## The exercise
Without including any pictures, write out the listing below exactly.

-.-.-

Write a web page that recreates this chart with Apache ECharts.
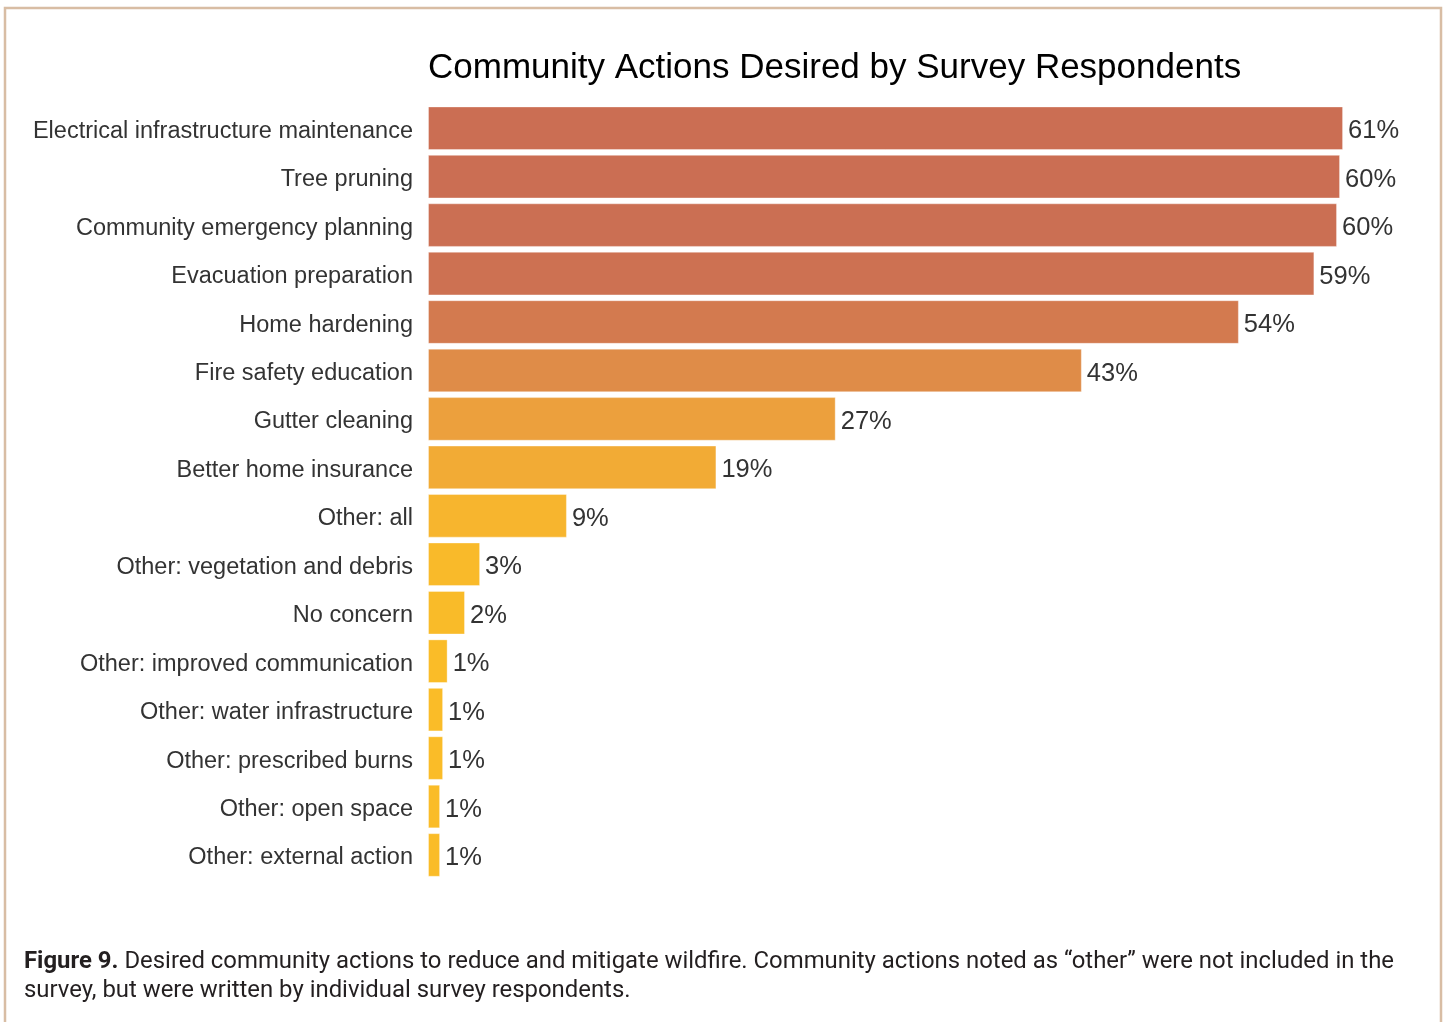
<!DOCTYPE html>
<html>
<head>
<meta charset="utf-8">
<title>Community Actions Desired by Survey Respondents</title>
<script src="https://cdn.jsdelivr.net/npm/echarts@6/dist/echarts.min.js"></script>
<style>
  html, body { margin: 0; padding: 0; background: #ffffff; }
  #chart { width: 1445px; height: 1022px; }
</style>
</head>
<body>
<div id="chart"></div>
<script>
// Share of respondents (%) wanting each community action, top to bottom
const categories = [
  'Electrical infrastructure maintenance',
  'Tree pruning',
  'Community emergency planning',
  'Evacuation preparation',
  'Home hardening',
  'Fire safety education',
  'Gutter cleaning',
  'Better home insurance',
  'Other: all',
  'Other: vegetation and debris',
  'No concern',
  'Other: improved communication',
  'Other: water infrastructure',
  'Other: prescribed burns',
  'Other: open space',
  'Other: external action'
];
const percents = [60.6, 60.4, 60.2, 58.7, 53.7, 43.3, 27.0, 19.1, 9.2, 3.45, 2.45, 1.3, 1.0, 1.0, 0.8, 0.8];

const titleText = 'Community Actions Desired by Survey Respondents';
const captionLead = 'Figure 9.';
const captionLine1 = ' Desired community actions to reduce and mitigate wildfire. Community actions noted as \u201Cother\u201D were not included in the';
const captionLine2 = 'survey, but were written by individual survey respondents.';

const SANS = '"Liberation Sans", Arial, Helvetica, sans-serif';

const chart = echarts.init(document.getElementById('chart'), null, { renderer: 'canvas' });

chart.setOption({
  backgroundColor: '#ffffff',
  animation: false,
  title: {
    text: titleText,
    left: 423,
    top: 46,
    textStyle: {
      fontFamily: SANS,
      fontSize: 35,
      fontWeight: 'normal',
      color: '#000000'
    }
  },
  grid: {
    left: 428,
    top: 104,
    width: 15.1 * 65,
    height: 16 * 48.45,
    containLabel: false
  },
  visualMap: {
    show: false,
    type: 'continuous',
    dimension: 0,
    min: 0.8,
    max: 60.6,
    inRange: { color: ['#FABC28', '#F4B032', '#E99B40', '#DD894A', '#CB6E53'] }
  },
  xAxis: {
    type: 'value',
    min: 0,
    max: 65,
    show: false
  },
  yAxis: {
    type: 'category',
    inverse: true,
    data: categories,
    axisLine: { show: false },
    axisTick: { show: false },
    axisLabel: {
      margin: 15,
      formatter: v => '{c|' + v + '}',
      rich: {
        c: {
          padding: [6, 0, 0, 0],
          fontFamily: SANS,
          fontSize: 23.5,
          color: '#333333'
        }
      }
    }
  },
  series: [{
    type: 'bar',
    data: percents,
    barCategoryGap: '10%',
    itemStyle: {
      borderColor: 'rgba(255,255,255,0.35)',
      borderWidth: 1
    },
    label: {
      show: true,
      position: 'right',
      distance: 5,
      offset: [0, 3],
      fontFamily: SANS,
      fontSize: 25.5,
      color: '#333333',
      formatter: p => Math.round(p.value) + '%'
    }
  }],
  graphic: [
    {
      type: 'rect',
      shape: { x: 5, y: 8, width: 1436, height: 1040 },
      style: { fill: 'none', stroke: '#D8BDA4', lineWidth: 2.5 },
      silent: true
    },
    {
      type: 'text',
      left: 24,
      top: 950,
      style: {
        text: '{b|' + captionLead + '}{r|' + captionLine1 + '}\n{r|' + captionLine2 + '}',
        rich: {
          b: { fontFamily: 'Roboto, sans-serif', fontWeight: 'bold', fontSize: 23.9, lineHeight: 29, fill: '#231F20' },
          r: { fontFamily: 'Roboto, sans-serif', fontSize: 23.9, lineHeight: 29, fill: '#231F20' }
        }
      }
    }
  ]
});
</script>
</body>
</html>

-.-.-

## The result
Write a web page that recreates this chart with Apache ECharts.
<!DOCTYPE html>
<html>
<head>
<meta charset="utf-8">
<title>Community Actions Desired by Survey Respondents</title>
<script src="https://cdn.jsdelivr.net/npm/echarts@6/dist/echarts.min.js"></script>
<style>
  html, body { margin: 0; padding: 0; background: #ffffff; }
  #chart { width: 1445px; height: 1022px; }
</style>
</head>
<body>
<div id="chart"></div>
<script>
// Share of respondents (%) wanting each community action, top to bottom
const categories = [
  'Electrical infrastructure maintenance',
  'Tree pruning',
  'Community emergency planning',
  'Evacuation preparation',
  'Home hardening',
  'Fire safety education',
  'Gutter cleaning',
  'Better home insurance',
  'Other: all',
  'Other: vegetation and debris',
  'No concern',
  'Other: improved communication',
  'Other: water infrastructure',
  'Other: prescribed burns',
  'Other: open space',
  'Other: external action'
];
const percents = [60.6, 60.4, 60.2, 58.7, 53.7, 43.3, 27.0, 19.1, 9.2, 3.45, 2.45, 1.3, 1.0, 1.0, 0.8, 0.8];

const titleText = 'Community Actions Desired by Survey Respondents';
const captionLead = 'Figure 9.';
const captionLine1 = ' Desired community actions to reduce and mitigate wildfire. Community actions noted as \u201Cother\u201D were not included in the';
const captionLine2 = 'survey, but were written by individual survey respondents.';

const SANS = '"Liberation Sans", Arial, Helvetica, sans-serif';

const chart = echarts.init(document.getElementById('chart'), null, { renderer: 'canvas' });

chart.setOption({
  backgroundColor: '#ffffff',
  animation: false,
  title: {
    text: titleText,
    left: 423,
    top: 46,
    textStyle: {
      fontFamily: SANS,
      fontSize: 35,
      fontWeight: 'normal',
      color: '#000000'
    }
  },
  grid: {
    left: 428,
    top: 104,
    width: 15.1 * 65,
    height: 16 * 48.45,
    containLabel: false
  },
  visualMap: {
    show: false,
    type: 'continuous',
    dimension: 0,
    min: 0.8,
    max: 60.6,
    inRange: { color: ['#FABC28', '#F4B032', '#E99B40', '#DD894A', '#CB6E53'] }
  },
  xAxis: {
    type: 'value',
    min: 0,
    max: 65,
    show: false
  },
  yAxis: {
    type: 'category',
    inverse: true,
    data: categories,
    axisLine: { show: false },
    axisTick: { show: false },
    axisLabel: {
      margin: 15,
      formatter: v => '{c|' + v + '}',
      rich: {
        c: {
          padding: [6, 0, 0, 0],
          fontFamily: SANS,
          fontSize: 23.5,
          color: '#333333'
        }
      }
    }
  },
  series: [{
    type: 'bar',
    data: percents,
    barCategoryGap: '10%',
    itemStyle: {
      borderColor: 'rgba(255,255,255,0.35)',
      borderWidth: 1
    },
    label: {
      show: true,
      position: 'right',
      distance: 5,
      offset: [0, 3],
      fontFamily: SANS,
      fontSize: 25.5,
      color: '#333333',
      formatter: p => Math.round(p.value) + '%'
    }
  }],
  graphic: [
    {
      type: 'rect',
      shape: { x: 5, y: 8, width: 1436, height: 1040 },
      style: { fill: 'none', stroke: '#D8BDA4', lineWidth: 2.5 },
      silent: true
    },
    {
      type: 'text',
      left: 24,
      top: 950,
      style: {
        text: '{b|' + captionLead + '}{r|' + captionLine1 + '}\n{r|' + captionLine2 + '}',
        rich: {
          b: { fontFamily: 'Roboto, sans-serif', fontWeight: 'bold', fontSize: 23.9, lineHeight: 29, fill: '#231F20' },
          r: { fontFamily: 'Roboto, sans-serif', fontSize: 23.9, lineHeight: 29, fill: '#231F20' }
        }
      }
    }
  ]
});
</script>
</body>
</html>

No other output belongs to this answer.